[WHAT IS ASKED] Every line below should be copied exactly; drop the pictures.

[RECORDED DATA]
━━━━━━━━━━

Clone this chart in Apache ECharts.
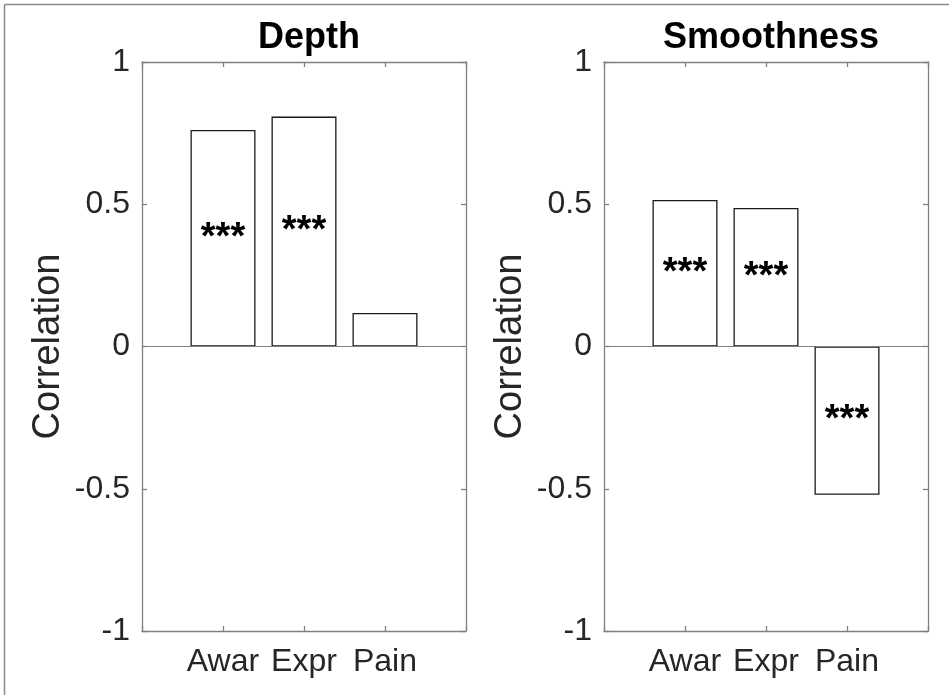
<!DOCTYPE html>
<html>
<head>
<meta charset="utf-8">
<script src="https://cdn.jsdelivr.net/npm/echarts@6/dist/echarts.min.js"></script>
<style>
html,body{margin:0;padding:0;background:#fff;}
#chart{width:949px;height:695px;}
</style>
</head>
<body>
<div id="chart"></div>
<script>
// ---- data ----
const categories = ['Awar', 'Expr', 'Pain'];
const categoryPositions = [1, 2, 3];
const depthValues = [0.761, 0.808, 0.118];
const smoothnessValues = [0.515, 0.487, -0.521];
const depthSig = ['***', '***', ''];
const smoothnessSig = ['***', '***', '***'];
const panelTitles = ['Depth', 'Smoothness'];
const yTicks = [-1, -0.5, 0, 0.5, 1];
const yLabel = 'Correlation';

const FONT = '"Liberation Sans", Arial, Helvetica, sans-serif';
const TXT = '#262626';
const AX = '#808080';

const grids = [
  {left: 142, top: 62, width: 324, height: 569},
  {left: 604, top: 62, width: 324, height: 569}
];

function xAxisFor(gi, pos) {
  return {
    type: 'value', gridIndex: gi, position: pos, min: 0, max: 4, interval: 1,
    axisLine: {show: true, onZero: false, lineStyle: {color: AX, width: 1.3}},
    axisTick: {show: true, inside: true, length: 5, lineStyle: {color: AX, width: 1.3}},
    splitLine: {show: false},
    axisLabel: {
      show: pos === 'bottom', margin: 15, color: TXT, fontFamily: FONT, fontSize: 32,
      formatter: function (v) {
        const i = categoryPositions.indexOf(v);
        return i >= 0 ? categories[i] : '';
      }
    }
  };
}
function yAxisFor(gi, pos) {
  return {
    type: 'value', gridIndex: gi, position: pos, min: yTicks[0], max: yTicks[yTicks.length - 1], interval: 0.5,
    axisLine: {show: true, onZero: false, lineStyle: {color: AX, width: 1.3}},
    axisTick: {show: true, inside: true, length: 5, lineStyle: {color: AX, width: 1.3}},
    splitLine: {show: false},
    name: pos === 'left' ? yLabel : '',
    nameLocation: 'middle', nameRotate: 90, nameGap: 74,
    nameTextStyle: {color: TXT, fontFamily: FONT, fontSize: 38},
    axisLabel: {
      show: pos === 'left', margin: 12, color: TXT, fontFamily: FONT, fontSize: 32,
      formatter: function (v) { return String(v); }
    }
  };
}

function barSeries(gi, values, sig) {
  return {
    type: 'bar', xAxisIndex: gi * 2, yAxisIndex: gi * 2,
    data: values.map((v, i) => [categoryPositions[i], v]),
    barWidth: 65,
    itemStyle: {color: '#ffffff', borderColor: '#1a1a1a', borderWidth: 1.3},
    label: {
      show: true, position: 'inside', color: '#000', fontFamily: FONT, fontSize: 38, fontWeight: 'bold',
      formatter: function (p) { return sig[p.dataIndex]; }
    },
    markLine: {
      silent: true, symbol: 'none', label: {show: false},
      lineStyle: {color: AX, width: 1, type: 'solid'},
      data: [{yAxis: 0}]
    },
    animation: false
  };
}

const chart = echarts.init(document.getElementById('chart'), null, {renderer: 'canvas'});
chart.setOption({
  backgroundColor: '#ffffff',
  animation: false,
  title: panelTitles.map((t, i) => ({
    text: t, left: grids[i].left + grids[i].width / 2, top: 15, textAlign: 'center',
    textStyle: {color: '#000', fontFamily: FONT, fontSize: 36, fontWeight: 'bold'}
  })),
  grid: grids,
  xAxis: [xAxisFor(0, 'bottom'), xAxisFor(0, 'top'), xAxisFor(1, 'bottom'), xAxisFor(1, 'top')],
  yAxis: [yAxisFor(0, 'left'), yAxisFor(0, 'right'), yAxisFor(1, 'left'), yAxisFor(1, 'right')],
  series: [barSeries(0, depthValues, depthSig), barSeries(1, smoothnessValues, smoothnessSig)],
  graphic: [
    {type: 'line', shape: {x1: 4.5, y1: 4.5, x2: 949, y2: 4.5}, style: {stroke: '#8a8a8a', lineWidth: 1.5}},
    {type: 'line', shape: {x1: 4.5, y1: 4.5, x2: 4.5, y2: 695}, style: {stroke: '#8a8a8a', lineWidth: 1.5}}
  ]
});
</script>
</body>
</html>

━━━━━━━━━━

[OUTPUT FOR THIS EXERCISE]
Clone this chart in Apache ECharts.
<!DOCTYPE html>
<html>
<head>
<meta charset="utf-8">
<script src="https://cdn.jsdelivr.net/npm/echarts@6/dist/echarts.min.js"></script>
<style>
html,body{margin:0;padding:0;background:#fff;}
#chart{width:949px;height:695px;}
</style>
</head>
<body>
<div id="chart"></div>
<script>
// ---- data ----
const categories = ['Awar', 'Expr', 'Pain'];
const categoryPositions = [1, 2, 3];
const depthValues = [0.761, 0.808, 0.118];
const smoothnessValues = [0.515, 0.487, -0.521];
const depthSig = ['***', '***', ''];
const smoothnessSig = ['***', '***', '***'];
const panelTitles = ['Depth', 'Smoothness'];
const yTicks = [-1, -0.5, 0, 0.5, 1];
const yLabel = 'Correlation';

const FONT = '"Liberation Sans", Arial, Helvetica, sans-serif';
const TXT = '#262626';
const AX = '#808080';

const grids = [
  {left: 142, top: 62, width: 324, height: 569},
  {left: 604, top: 62, width: 324, height: 569}
];

function xAxisFor(gi, pos) {
  return {
    type: 'value', gridIndex: gi, position: pos, min: 0, max: 4, interval: 1,
    axisLine: {show: true, onZero: false, lineStyle: {color: AX, width: 1.3}},
    axisTick: {show: true, inside: true, length: 5, lineStyle: {color: AX, width: 1.3}},
    splitLine: {show: false},
    axisLabel: {
      show: pos === 'bottom', margin: 15, color: TXT, fontFamily: FONT, fontSize: 32,
      formatter: function (v) {
        const i = categoryPositions.indexOf(v);
        return i >= 0 ? categories[i] : '';
      }
    }
  };
}
function yAxisFor(gi, pos) {
  return {
    type: 'value', gridIndex: gi, position: pos, min: yTicks[0], max: yTicks[yTicks.length - 1], interval: 0.5,
    axisLine: {show: true, onZero: false, lineStyle: {color: AX, width: 1.3}},
    axisTick: {show: true, inside: true, length: 5, lineStyle: {color: AX, width: 1.3}},
    splitLine: {show: false},
    name: pos === 'left' ? yLabel : '',
    nameLocation: 'middle', nameRotate: 90, nameGap: 74,
    nameTextStyle: {color: TXT, fontFamily: FONT, fontSize: 38},
    axisLabel: {
      show: pos === 'left', margin: 12, color: TXT, fontFamily: FONT, fontSize: 32,
      formatter: function (v) { return String(v); }
    }
  };
}

function barSeries(gi, values, sig) {
  return {
    type: 'bar', xAxisIndex: gi * 2, yAxisIndex: gi * 2,
    data: values.map((v, i) => [categoryPositions[i], v]),
    barWidth: 65,
    itemStyle: {color: '#ffffff', borderColor: '#1a1a1a', borderWidth: 1.3},
    label: {
      show: true, position: 'inside', color: '#000', fontFamily: FONT, fontSize: 38, fontWeight: 'bold',
      formatter: function (p) { return sig[p.dataIndex]; }
    },
    markLine: {
      silent: true, symbol: 'none', label: {show: false},
      lineStyle: {color: AX, width: 1, type: 'solid'},
      data: [{yAxis: 0}]
    },
    animation: false
  };
}

const chart = echarts.init(document.getElementById('chart'), null, {renderer: 'canvas'});
chart.setOption({
  backgroundColor: '#ffffff',
  animation: false,
  title: panelTitles.map((t, i) => ({
    text: t, left: grids[i].left + grids[i].width / 2, top: 15, textAlign: 'center',
    textStyle: {color: '#000', fontFamily: FONT, fontSize: 36, fontWeight: 'bold'}
  })),
  grid: grids,
  xAxis: [xAxisFor(0, 'bottom'), xAxisFor(0, 'top'), xAxisFor(1, 'bottom'), xAxisFor(1, 'top')],
  yAxis: [yAxisFor(0, 'left'), yAxisFor(0, 'right'), yAxisFor(1, 'left'), yAxisFor(1, 'right')],
  series: [barSeries(0, depthValues, depthSig), barSeries(1, smoothnessValues, smoothnessSig)],
  graphic: [
    {type: 'line', shape: {x1: 4.5, y1: 4.5, x2: 949, y2: 4.5}, style: {stroke: '#8a8a8a', lineWidth: 1.5}},
    {type: 'line', shape: {x1: 4.5, y1: 4.5, x2: 4.5, y2: 695}, style: {stroke: '#8a8a8a', lineWidth: 1.5}}
  ]
});
</script>
</body>
</html>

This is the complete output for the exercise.